## Listing
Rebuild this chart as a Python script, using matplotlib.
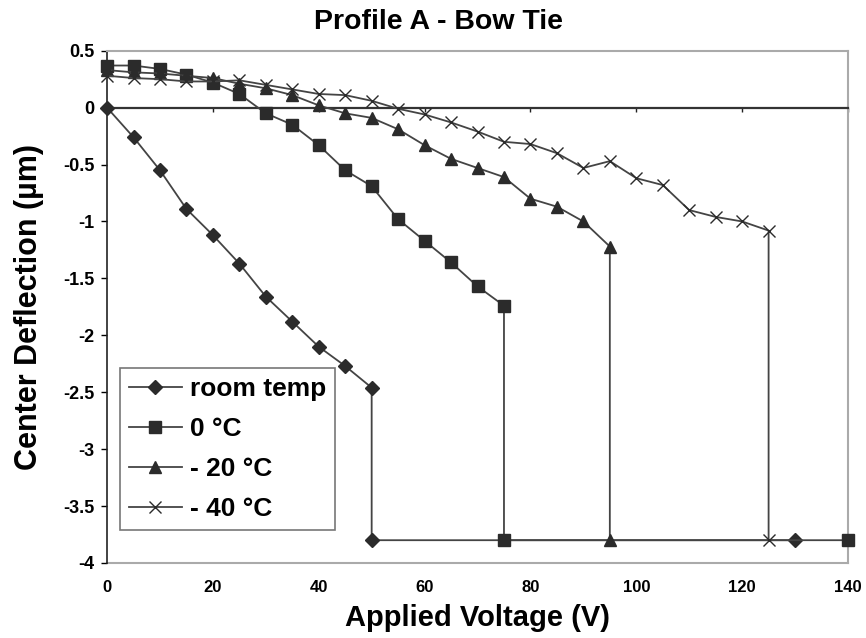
import matplotlib
matplotlib.use('Agg')
import matplotlib.pyplot as plt

plt.rcParams['font.family'] = ['Liberation Sans', 'DejaVu Sans']
plt.rcParams['font.weight'] = 'bold'

# data (voltage in V, deflection in um)
v_room = [0, 5, 10, 15, 20, 25, 30, 35, 40, 45, 50, 50, 130]
d_room = [0, -0.26, -0.55, -0.89, -1.12, -1.37, -1.66, -1.88, -2.10, -2.27, -2.46, -3.8, -3.8]

v_0c = [0, 5, 10, 15, 20, 25, 30, 35, 40, 45, 50, 55, 60, 65, 70, 75, 75, 140]
d_0c = [0.37, 0.37, 0.34, 0.29, 0.22, 0.12, -0.05, -0.15, -0.33, -0.55, -0.69,
        -0.98, -1.17, -1.36, -1.57, -1.74, -3.8, -3.8]

v_m20 = [0, 5, 10, 15, 20, 25, 30, 35, 40, 45, 50, 55, 60, 65, 70, 75, 80, 85, 90, 95, 95]
d_m20 = [0.33, 0.31, 0.30, 0.28, 0.26, 0.21, 0.17, 0.11, 0.02, -0.05, -0.09, -0.19,
         -0.33, -0.45, -0.53, -0.61, -0.80, -0.87, -1.00, -1.22, -3.8]

v_m40 = [0, 5, 10, 15, 20, 25, 30, 35, 40, 45, 50, 55, 60, 65, 70, 75, 80, 85, 90,
         95, 100, 105, 110, 115, 120, 125, 125]
d_m40 = [0.28, 0.26, 0.25, 0.23, 0.23, 0.24, 0.20, 0.16, 0.12, 0.11, 0.06, -0.01,
         -0.06, -0.13, -0.21, -0.30, -0.32, -0.40, -0.53, -0.47, -0.62, -0.68,
         -0.90, -0.96, -1.00, -1.08, -3.8]

series = [
    (v_room, d_room, 'D', 7.5, 'room temp'),
    (v_0c, d_0c, 's', 8, '0 °C'),
    (v_m20, d_m20, '^', 9, '- 20 °C'),
    (v_m40, d_m40, 'x', 9, '- 40 °C'),
]

x_ticks = [0, 20, 40, 60, 80, 100, 120, 140]
y_ticks = [0.5, 0, -0.5, -1, -1.5, -2, -2.5, -3, -3.5, -4]

fig = plt.figure(figsize=(8.66, 6.38), dpi=100)
ax = fig.add_axes([0.1236, 0.1176, 0.8556, 0.8029])

line_col = '#444444'
for v, d, mk, ms, lab in series:
    ax.plot(v, d, color=line_col, linewidth=1.3, marker=mk, markersize=ms,
            markerfacecolor='#2b2b2b', markeredgecolor='#2b2b2b',
            markeredgewidth=1.0, label=lab, clip_on=False, zorder=3)

ax.set_xlim(0, 140)
ax.set_ylim(-4, 0.5)

# x axis line sits at y = 0 (Excel style), labels on the bottom
ax.spines['bottom'].set_position(('data', 0))
ax.spines['bottom'].set_color('#333333')
ax.spines['bottom'].set_linewidth(1.6)
ax.set_xticks(x_ticks)
ax.tick_params(axis='x', direction='out', length=3, width=1, labelbottom=False, colors='#222222')

sec = ax.secondary_xaxis('bottom')
sec.set_xticks(x_ticks)
sec.tick_params(axis='x', length=0, pad=12, labelsize=12)
sec.spines['bottom'].set_color('#aaaaaa')
sec.spines['bottom'].set_linewidth(1.5)
for t in sec.get_xticklabels():
    t.set_fontweight('bold')
sec.set_xlabel('Applied Voltage (V)', fontsize=21, fontweight='bold', labelpad=7)

for s in ['top', 'right']:
    ax.spines[s].set_color('#aaaaaa')
    ax.spines[s].set_linewidth(1.5)
ax.spines['left'].set_color('#222222')
ax.spines['left'].set_linewidth(1.2)

ax.set_yticks(y_ticks)
ax.set_yticklabels([f'{t:g}' for t in y_ticks])
ax.tick_params(axis='y', direction='out', length=4, width=1, labelsize=13, pad=5)
for t in ax.get_yticklabels():
    t.set_fontweight('bold')
ax.set_ylabel('Center Deflection (µm)', fontsize=22, fontweight='bold', labelpad=14)

fig.text(0.506, 0.966, 'Profile A - Bow Tie', fontsize=20.5, fontweight='bold',
         ha='center', va='center')

leg = ax.legend(loc='lower left', bbox_to_anchor=(0.017, 0.064), fontsize=19,
                frameon=True, fancybox=False, edgecolor='#555555',
                handlelength=2.0, borderpad=0.35, labelspacing=0.6,
                handletextpad=0.3, borderaxespad=0)
leg.get_frame().set_linewidth(1.2)
for t in leg.get_texts():
    t.set_fontweight('bold')

fig.savefig('out.png', dpi=100)
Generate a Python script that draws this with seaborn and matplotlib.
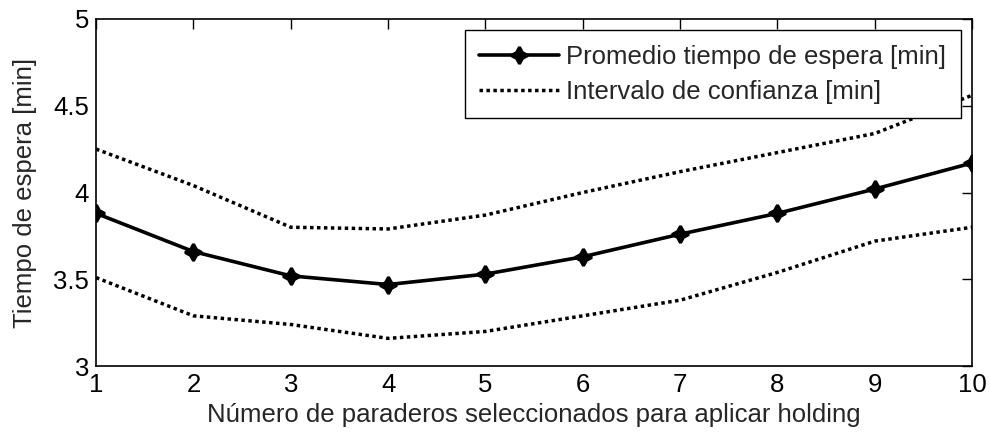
import numpy as np
import pandas as pd
import matplotlib
matplotlib.use("Agg")
import matplotlib.pyplot as plt
import seaborn as sns

# datos
paraderos = [1, 2, 3, 4, 5, 6, 7, 8, 9, 10]
promedio = [3.88, 3.66, 3.52, 3.47, 3.53, 3.63, 3.76, 3.88, 4.02, 4.17]
ic_sup = [4.25, 4.04, 3.80, 3.79, 3.87, 4.00, 4.12, 4.23, 4.34, 4.56]
ic_inf = [3.51, 3.29, 3.24, 3.16, 3.20, 3.29, 3.38, 3.54, 3.72, 3.80]

df = pd.DataFrame({"x": paraderos, "prom": promedio, "sup": ic_sup, "inf": ic_inf})

sns.set_style("white")
plt.rcParams['font.family'] = ['Liberation Sans', 'DejaVu Sans']
fs = 18.5

fig, ax = plt.subplots(figsize=(9.9, 4.38), dpi=100)
fig.subplots_adjust(left=0.097, right=0.982, bottom=0.164, top=0.957)

sns.lineplot(data=df, x="x", y="prom", ax=ax, color="black", lw=2.6,
             marker=(4, 1, 0), markersize=12, markeredgewidth=2.2,
             markeredgecolor="black", label="Promedio tiempo de espera [min]")
sns.lineplot(data=df, x="x", y="sup", ax=ax, color="black", lw=2.5,
             dashes=False, label="Intervalo de confianza [min]")
sns.lineplot(data=df, x="x", y="inf", ax=ax, color="black", lw=2.5,
             dashes=False)
for ln in ax.lines[1:]:
    ln.set_dashes((1, 1))

ax.set_xlim(1, 10)
ax.set_ylim(3, 5)
ax.set_xticks(range(1, 11))
ax.set_yticks([3, 3.5, 4, 4.5, 5])
ax.set_yticklabels(["3", "3.5", "4", "4.5", "5"])
ax.set_xlabel("Número de paraderos seleccionados para aplicar holding", fontsize=fs, labelpad=4)
ax.set_ylabel("Tiempo de espera [min]", fontsize=fs, labelpad=12)
ax.tick_params(direction="in", length=7, width=1, top=True, right=True,
               labelsize=fs, colors="black", pad=5)
for s in ax.spines.values():
    s.set_color("black")
    s.set_linewidth(1.2)

leg = ax.legend(loc="upper right", fontsize=fs, frameon=True, fancybox=False,
                edgecolor="black", framealpha=1, handlelength=3.1,
                handletextpad=0.3, borderaxespad=0.45, labelspacing=0.45,
                borderpad=0.55)
leg.get_frame().set_linewidth(1)

plt.savefig("out.png", dpi=100)
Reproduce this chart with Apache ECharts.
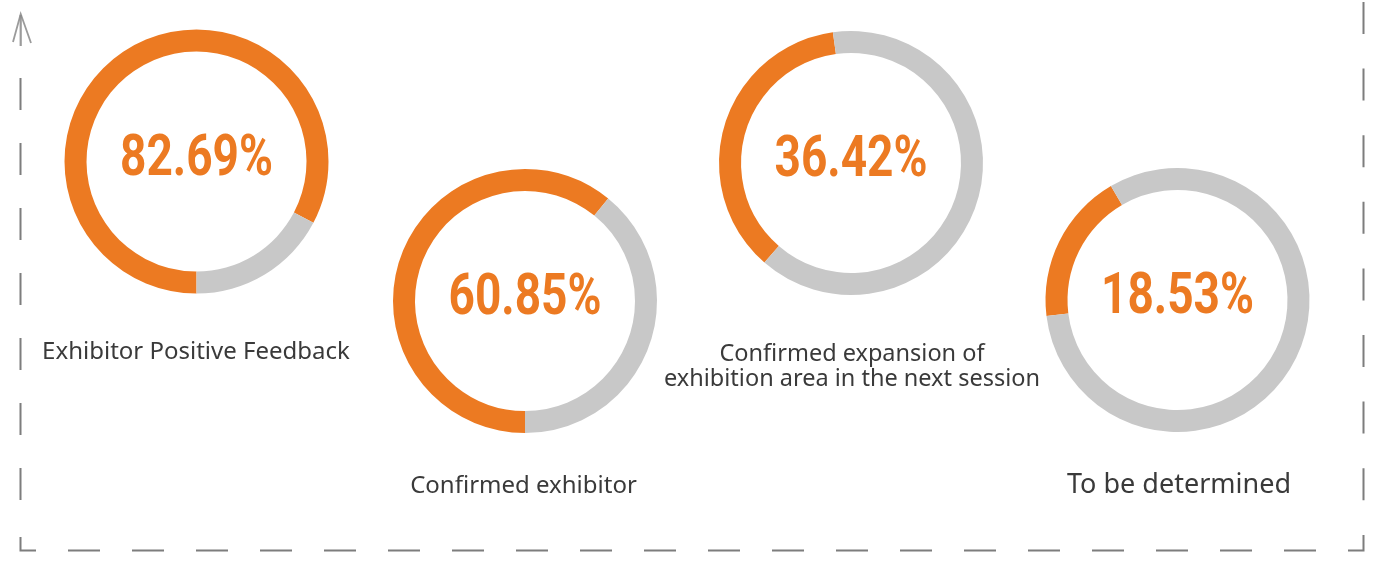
<!DOCTYPE html>
<html>
<head>
<meta charset="utf-8">
<title>Exhibitor survey</title>
<script src="https://cdn.jsdelivr.net/npm/echarts@6/dist/echarts.min.js"></script>
<style>
  html, body { margin: 0; padding: 0; background: #ffffff; }
  #chart { width: 1375px; height: 561px; }
</style>
</head>
<body>
<div id="chart"></div>
<script>
// Survey results, one ring per question
const categories = [
  'Exhibitor Positive Feedback',
  'Confirmed exhibitor',
  'Confirmed expansion of\nexhibition area in the next session',
  'To be determined'
];
const shares = [82.69, 60.85, 36.42, 18.53];

// Layout of each ring and its caption (pixels)
const ringCenters = [[196.5, 161.5], [525, 301], [851, 163], [1177.5, 300]];
const ringStartAngles = [270, 270, 229, 187];
const captionPos = [[196, 352], [523.5, 486], [852, 367], [1179, 485]];
const captionSize = [24, 24, 23.5, 27];

const ORANGE = '#ec7a22';
const GREY = '#c8c8c8';
const INK = '#3a3a3a';
const FRAME = '#7d7d7d';

// Big percentage figures: condensed look made by squeezing a bold face horizontally
const FIG_FONT = "bold 57px Roboto, 'Liberation Sans', sans-serif";
const FIG_WIDTH = 153;
const measureCtx = document.createElement('canvas').getContext('2d');
measureCtx.font = FIG_FONT;
const figScale = FIG_WIDTH / measureCtx.measureText('82.69%').width;

const series = shares.map((v, i) => ({
  type: 'pie',
  center: ringCenters[i],
  radius: [110, 132],
  startAngle: ringStartAngles[i],
  clockwise: true,
  silent: true,
  avoidLabelOverlap: false,
  label: { show: false },
  labelLine: { show: false },
  emphasis: { disabled: true },
  data: [
    { value: v, name: categories[i], itemStyle: { color: ORANGE } },
    { value: +(100 - v).toFixed(2), name: 'rest', itemStyle: { color: GREY } }
  ]
}));

const figures = shares.map((v, i) => ({
  type: 'text',
  x: ringCenters[i][0],
  y: ringCenters[i][1] - 1,
  scaleX: figScale,
  silent: true,
  style: {
    text: v.toFixed(2) + '%',
    fill: ORANGE,
    font: FIG_FONT,
    align: 'center',
    verticalAlign: 'middle'
  }
}));

// Captions under / beside each ring
const captions = categories.map((c, i) => ({
  type: 'text',
  x: captionPos[i][0],
  y: captionPos[i][1],
  silent: true,
  style: {
    text: c,
    fill: INK,
    font: captionSize[i] + "px 'Noto Sans', 'Open Sans', sans-serif",
    align: 'center',
    verticalAlign: 'middle',
    lineHeight: 25.5
  }
}));

// Dashed frame around the panel
const dash = { stroke: FRAME, lineWidth: 2 };
const frame = [
  { type: 'line', silent: true, shape: { x1: 20.5, y1: 78, x2: 20.5, y2: 505 }, style: Object.assign({ lineDash: [32, 33] }, dash) },
  { type: 'line', silent: true, shape: { x1: 1363.5, y1: 2, x2: 1363.5, y2: 505 }, style: Object.assign({ lineDash: [32, 34.6] }, dash) },
  { type: 'line', silent: true, shape: { x1: 68, y1: 550.5, x2: 1320, y2: 550.5 }, style: Object.assign({ lineDash: [32, 32] }, dash) },
  { type: 'polyline', silent: true, shape: { points: [[20.5, 537], [20.5, 550.5], [36, 550.5]] }, style: Object.assign({ fill: null }, dash) },
  { type: 'polyline', silent: true, shape: { points: [[1348, 550.5], [1363.5, 550.5], [1363.5, 535]] }, style: Object.assign({ fill: null }, dash) },
  { type: 'polyline', silent: true, shape: { points: [[13, 42], [20.7, 14], [31, 43]] }, style: { stroke: '#8a8a8a', lineWidth: 1.8, fill: null, opacity: 0.85 } },
  { type: 'line', silent: true, shape: { x1: 20.7, y1: 15, x2: 20.7, y2: 46 }, style: { stroke: '#8a8a8a', lineWidth: 2.2, opacity: 0.85 } }
];

const chart = echarts.init(document.getElementById('chart'), null, { renderer: 'canvas' });
chart.setOption({
  animation: false,
  backgroundColor: '#ffffff',
  series: series,
  graphic: { elements: frame.concat(captions, figures) }
});
</script>
</body>
</html>
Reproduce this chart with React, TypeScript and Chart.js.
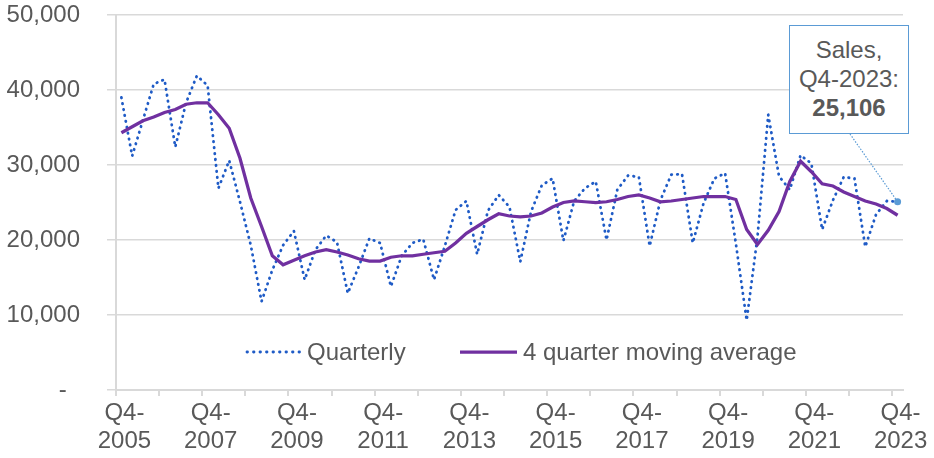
import React, { useEffect, useRef } from "react";
import { Chart, registerables } from "chart.js";

Chart.register(...registerables);

// ---- data ----
const firstCategory = "Q4-2005";
const categoryYears = [2006, 2007, 2008, 2009, 2010, 2011, 2012, 2013, 2014, 2015, 2016, 2017, 2018, 2019, 2020, 2021, 2022, 2023];
const quarterNames = ["Q1", "Q2", "Q3", "Q4"];

const quarterly = [
  39000, 31200, 36000, 40800, 41400, 32400, 38300, 41900, 40600, 26900,
  30600, 25100, 19300, 11800, 16000, 19300, 21200, 14700, 18700, 20600,
  19700, 12900, 16400, 20200, 19600, 13800, 17900, 19600, 20100, 14700,
  19200, 24000, 25200, 18100, 23900, 26000, 24400, 17100, 23800, 27300,
  28200, 19900, 25200, 26900, 27800, 20000, 26700, 28600, 28400, 19200,
  25300, 28700, 28800, 19600, 24900, 28200, 28900, 19500, 9300, 20400,
  36700, 28500, 26700, 31300, 30200, 21400, 25300, 28400, 28200, 19100,
  23400, 25200, 25106,
];

const movingAverage = [
  34300, 35100, 35900, 36400, 37000, 37400, 38100, 38300, 38300, 36700,
  34900, 30900, 25600, 21800, 17900, 16700, 17300, 17900, 18400, 18700,
  18400, 18000, 17500, 17200, 17200, 17700, 17900, 17900, 18100, 18300,
  18500, 19600, 20900, 21800, 22700, 23500, 23200, 23100, 23200, 23600,
  24400, 25000, 25200, 25100, 25000, 25100, 25400, 25800, 26000, 25600,
  25100, 25200, 25400, 25600, 25800, 25800, 25800, 25400, 21400, 19400,
  21300, 23800, 27800, 30500, 29100, 27500, 27200, 26400, 25800, 25200,
  24800, 24200, 23300,
];

const seriesNames = ["Quarterly", "4 quarter moving average"];
const yTicks = [0, 10000, 20000, 30000, 40000, 50000];
const calloutLines = ["Sales,", "Q4-2023:"];
const calloutValue = "25,106";

const categories: string[] = [firstCategory];
categoryYears.forEach((y) => quarterNames.forEach((q) => categories.push(`${q}-${y}`)));

// ---- styles ----
const FONT = "'Liberation Sans', Arial, sans-serif";
const TEXT = "#595959";
const GRID = "#d9d9d9";
const BLUE = "#1f5bc6";
const PURPLE = "#7030a0";
const CALLOUT = "#5b9bd5";

const leaderPlugin = {
  id: "leader",
  beforeDatasetsDraw(chart: any) {
    const meta = chart.getDatasetMeta(0);
    const pt = meta.data[meta.data.length - 1];
    if (!pt) return;
    const ctx = chart.ctx;
    ctx.save();
    ctx.strokeStyle = CALLOUT;
    ctx.lineWidth = 1.2;
    ctx.setLineDash([1.5, 1.5]);
    ctx.beginPath();
    ctx.moveTo(850, 134);
    ctx.lineTo(pt.x, pt.y);
    ctx.stroke();
    ctx.restore();
  },
};

export default function App() {
  const ref = useRef<HTMLCanvasElement | null>(null);

  useEffect(() => {
    if (!ref.current) return;
    const last = quarterly.length - 1;
    const chart = new Chart(ref.current, {
      type: "line",
      data: {
        labels: categories,
        datasets: [
          {
            label: seriesNames[0],
            data: quarterly,
            borderColor: BLUE,
            backgroundColor: CALLOUT,
            borderWidth: 2.8,
            borderDash: [0.5, 5.5],
            borderCapStyle: "round",
            tension: 0,
            pointRadius: (c: any) => (c.dataIndex === last ? 3.5 : 0),
            pointBackgroundColor: CALLOUT,
            pointBorderColor: CALLOUT,
            pointBorderWidth: 0,
            order: 1,
          },
          {
            label: seriesNames[1],
            data: movingAverage,
            borderColor: PURPLE,
            borderWidth: 3.25,
            tension: 0,
            pointRadius: 0,
            order: 0,
          },
        ],
      },
      options: {
        animation: false,
        responsive: true,
        maintainAspectRatio: false,
        layout: { padding: { top: 15, right: 31, left: 0, bottom: 0 } },
        plugins: {
          legend: { display: false },
          tooltip: { enabled: false },
        },
        scales: {
          x: {
            type: "category",
            offset: true,
            afterFit: (s: any) => {
              s.height = 68;
              s.paddingLeft = 0;
              s.paddingRight = 0;
            },
            grid: {
              offset: true,
              drawOnChartArea: false,
              drawTicks: true,
              tickLength: 6,
              lineWidth: 2,
              color: GRID,
              tickColor: (c: any) => (c.index % 4 === 0 ? GRID : "rgba(0,0,0,0)"),
            },
            border: { color: GRID, width: 2 },
            ticks: {
              autoSkip: false,
              maxRotation: 0,
              minRotation: 0,
              padding: 3,
              labelOffset: 3,
              color: TEXT,
              font: { family: FONT, size: 24, lineHeight: 1.17 },
              callback: function (this: any, value: any, index: number) {
                if (index % 8 !== 0) return "";
                const lab = categories[index];
                const parts = lab.split("-");
                return [parts[0] + "-", parts[1]];
              },
            },
          },
          y: {
            min: 0,
            max: 50000,
            afterFit: (s: any) => {
              s.width = 116;
              s.paddingTop = 0;
              s.paddingBottom = 0;
            },
            afterBuildTicks: (s: any) => {
              s.ticks = yTicks.map((v) => ({ value: v }));
            },
            grid: {
              color: GRID,
              lineWidth: 1.5,
              drawTicks: true,
              tickLength: 9,
            },
            border: { color: GRID, width: 2 },
            ticks: {
              padding: 27,
              color: TEXT,
              font: { family: FONT, size: 24 },
              callback: (v: any) => (Number(v) === 0 ? "-  " : Number(v).toLocaleString("en-US")),
            },
          },
        },
      },
      plugins: [leaderPlugin],
    });
    return () => chart.destroy();
  }, []);

  const textStyle: React.CSSProperties = {
    position: "absolute",
    fontFamily: FONT,
    fontSize: 24,
    color: TEXT,
    lineHeight: "28px",
    whiteSpace: "nowrap",
  };

  return (
    <div style={{ position: "absolute", left: 0, top: 0, width: 934, height: 458, background: "#fff" }}>
      <canvas ref={ref} />
      {/* legend */}
      <svg style={{ position: "absolute", left: 244, top: 346 }} width={60} height={12}>
        <line x1={3} y1={6} x2={56} y2={6} stroke={BLUE} strokeWidth={2.8} strokeDasharray="0.5 6" strokeLinecap="round" />
      </svg>
      <div style={{ ...textStyle, left: 307, top: 338 }}>{seriesNames[0]}</div>
      <svg style={{ position: "absolute", left: 458, top: 346 }} width={62} height={12}>
        <line x1={2} y1={6} x2={59} y2={6} stroke={PURPLE} strokeWidth={3.25} />
      </svg>
      <div style={{ ...textStyle, left: 523, top: 338 }}>{seriesNames[1]}</div>
      {/* callout */}
      <div
        style={{
          position: "absolute",
          left: 789,
          top: 25,
          width: 120,
          height: 109,
          boxSizing: "border-box",
          border: `1.5px solid ${CALLOUT}`,
          background: "#fff",
          fontFamily: FONT,
          fontSize: 24,
          color: TEXT,
          lineHeight: "29px",
          textAlign: "center",
          paddingTop: 9,
        }}
      >
        <div>{calloutLines[0]}</div>
        <div>{calloutLines[1]}</div>
        <div style={{ fontWeight: "bold" }}>{calloutValue}</div>
      </div>
    </div>
  );
}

## Written request
Copy exactly the lines from the first line of the records above through the line with "markeredgewidth=1.0, label=lab, clip_on=False, zorder=3)", both included, and nothing else. Pictures stay out.

## The completed task
Rebuild this chart as a Python script, using matplotlib.
import matplotlib
matplotlib.use('Agg')
import matplotlib.pyplot as plt

plt.rcParams['font.family'] = ['Liberation Sans', 'DejaVu Sans']
plt.rcParams['font.weight'] = 'bold'

# data (voltage in V, deflection in um)
v_room = [0, 5, 10, 15, 20, 25, 30, 35, 40, 45, 50, 50, 130]
d_room = [0, -0.26, -0.55, -0.89, -1.12, -1.37, -1.66, -1.88, -2.10, -2.27, -2.46, -3.8, -3.8]

v_0c = [0, 5, 10, 15, 20, 25, 30, 35, 40, 45, 50, 55, 60, 65, 70, 75, 75, 140]
d_0c = [0.37, 0.37, 0.34, 0.29, 0.22, 0.12, -0.05, -0.15, -0.33, -0.55, -0.69,
        -0.98, -1.17, -1.36, -1.57, -1.74, -3.8, -3.8]

v_m20 = [0, 5, 10, 15, 20, 25, 30, 35, 40, 45, 50, 55, 60, 65, 70, 75, 80, 85, 90, 95, 95]
d_m20 = [0.33, 0.31, 0.30, 0.28, 0.26, 0.21, 0.17, 0.11, 0.02, -0.05, -0.09, -0.19,
         -0.33, -0.45, -0.53, -0.61, -0.80, -0.87, -1.00, -1.22, -3.8]

v_m40 = [0, 5, 10, 15, 20, 25, 30, 35, 40, 45, 50, 55, 60, 65, 70, 75, 80, 85, 90,
         95, 100, 105, 110, 115, 120, 125, 125]
d_m40 = [0.28, 0.26, 0.25, 0.23, 0.23, 0.24, 0.20, 0.16, 0.12, 0.11, 0.06, -0.01,
         -0.06, -0.13, -0.21, -0.30, -0.32, -0.40, -0.53, -0.47, -0.62, -0.68,
         -0.90, -0.96, -1.00, -1.08, -3.8]

series = [
    (v_room, d_room, 'D', 7.5, 'room temp'),
    (v_0c, d_0c, 's', 8, '0 °C'),
    (v_m20, d_m20, '^', 9, '- 20 °C'),
    (v_m40, d_m40, 'x', 9, '- 40 °C'),
]

x_ticks = [0, 20, 40, 60, 80, 100, 120, 140]
y_ticks = [0.5, 0, -0.5, -1, -1.5, -2, -2.5, -3, -3.5, -4]

fig = plt.figure(figsize=(8.66, 6.38), dpi=100)
ax = fig.add_axes([0.1236, 0.1176, 0.8556, 0.8029])

line_col = '#444444'
for v, d, mk, ms, lab in series:
    ax.plot(v, d, color=line_col, linewidth=1.3, marker=mk, markersize=ms,
            markerfacecolor='#2b2b2b', markeredgecolor='#2b2b2b',
            markeredgewidth=1.0, label=lab, clip_on=False, zorder=3)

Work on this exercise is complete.